21. The control panel of claim 20 in which a plurality of such switches are provided spaced apart under the display panel.

22. The control panel of claim 21 in which the switches share a common substrate and a common contact layer there is a protrusion for each switch.

23. The control panel of any of claims 20 to 22 in which the display panel comprises an icon in register with the or each switch.

24. The control panel of any of claims 20 to 23 in which the display panel is an Electroluminescent (EL) display.

25. The control panel of any of claims 20 to 24 in which the protrusion may is formed by printing onto the relevant surface.

26. An electrical appliance comprising at least one of: an array of switches according to any of claims 16 to 19 and an electroluminescent display over the top of the switches; or a display panel according any of claims 20 to 25.

27. The appliance of claim 26 in which the appliance is a dishwasher, washing machine, tumble dryer, fridge, microwave or a remote control.
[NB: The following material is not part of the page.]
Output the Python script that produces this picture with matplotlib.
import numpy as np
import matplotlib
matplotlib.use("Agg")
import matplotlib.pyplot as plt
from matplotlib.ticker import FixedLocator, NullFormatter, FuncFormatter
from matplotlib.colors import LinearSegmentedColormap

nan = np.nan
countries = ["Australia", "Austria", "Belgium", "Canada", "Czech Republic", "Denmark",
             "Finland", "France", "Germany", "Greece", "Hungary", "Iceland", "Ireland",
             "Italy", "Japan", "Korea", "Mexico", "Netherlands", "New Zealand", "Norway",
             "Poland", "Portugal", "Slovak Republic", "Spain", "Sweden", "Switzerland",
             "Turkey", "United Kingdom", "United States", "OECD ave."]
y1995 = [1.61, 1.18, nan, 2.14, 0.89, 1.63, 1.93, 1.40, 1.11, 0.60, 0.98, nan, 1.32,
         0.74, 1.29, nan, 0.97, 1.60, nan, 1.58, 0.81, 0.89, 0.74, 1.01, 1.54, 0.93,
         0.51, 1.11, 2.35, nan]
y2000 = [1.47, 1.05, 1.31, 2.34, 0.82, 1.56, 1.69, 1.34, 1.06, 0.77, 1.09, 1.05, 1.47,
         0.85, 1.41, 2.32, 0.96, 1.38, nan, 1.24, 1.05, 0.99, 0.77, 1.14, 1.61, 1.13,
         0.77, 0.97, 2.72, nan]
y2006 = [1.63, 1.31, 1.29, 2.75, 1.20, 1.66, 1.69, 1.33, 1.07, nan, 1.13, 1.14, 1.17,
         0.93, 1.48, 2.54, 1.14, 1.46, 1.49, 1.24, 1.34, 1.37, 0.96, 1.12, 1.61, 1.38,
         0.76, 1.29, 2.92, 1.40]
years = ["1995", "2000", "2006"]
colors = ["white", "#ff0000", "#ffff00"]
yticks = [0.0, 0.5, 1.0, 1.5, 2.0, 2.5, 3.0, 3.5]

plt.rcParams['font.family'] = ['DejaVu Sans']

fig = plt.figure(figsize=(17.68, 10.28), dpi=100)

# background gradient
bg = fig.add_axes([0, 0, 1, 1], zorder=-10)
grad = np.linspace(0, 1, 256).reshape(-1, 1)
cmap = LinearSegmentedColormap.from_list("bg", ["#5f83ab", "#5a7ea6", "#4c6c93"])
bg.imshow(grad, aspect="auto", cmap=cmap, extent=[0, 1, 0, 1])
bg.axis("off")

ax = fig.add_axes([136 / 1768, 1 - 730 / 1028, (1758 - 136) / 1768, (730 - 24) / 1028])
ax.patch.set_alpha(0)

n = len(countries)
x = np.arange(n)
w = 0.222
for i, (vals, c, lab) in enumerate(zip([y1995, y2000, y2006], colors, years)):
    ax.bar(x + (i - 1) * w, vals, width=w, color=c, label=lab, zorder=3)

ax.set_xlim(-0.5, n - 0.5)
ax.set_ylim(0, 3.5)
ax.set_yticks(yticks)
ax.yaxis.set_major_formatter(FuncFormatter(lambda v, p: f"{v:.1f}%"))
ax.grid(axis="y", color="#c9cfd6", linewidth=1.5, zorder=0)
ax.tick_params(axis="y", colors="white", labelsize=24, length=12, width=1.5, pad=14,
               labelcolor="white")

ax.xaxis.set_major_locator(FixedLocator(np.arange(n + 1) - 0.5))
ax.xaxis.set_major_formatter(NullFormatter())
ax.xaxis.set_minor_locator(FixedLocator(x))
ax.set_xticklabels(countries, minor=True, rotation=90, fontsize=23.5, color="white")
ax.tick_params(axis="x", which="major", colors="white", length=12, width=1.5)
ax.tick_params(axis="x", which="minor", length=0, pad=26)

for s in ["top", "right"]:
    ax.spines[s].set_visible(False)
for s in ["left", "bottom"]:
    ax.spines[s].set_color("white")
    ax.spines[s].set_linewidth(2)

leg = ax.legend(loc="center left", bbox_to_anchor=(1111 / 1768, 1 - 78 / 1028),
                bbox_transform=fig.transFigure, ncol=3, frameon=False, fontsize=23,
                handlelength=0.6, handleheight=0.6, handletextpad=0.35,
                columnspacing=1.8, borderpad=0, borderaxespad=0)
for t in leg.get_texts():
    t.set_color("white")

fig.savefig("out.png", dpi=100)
28. A method of making a contact layer for a switch, comprising: printing a conductive portion onto a first face of a flexible sheet; and at least one of: printing a protrusion on the second face of the flexible sheet, in register with the conductive portion; and printing a plurality of spacer portions on the first face of the flexible sheet, surrounding the conductive portion.

29. A switch substantially as described herein with reference to the accompanying drawings.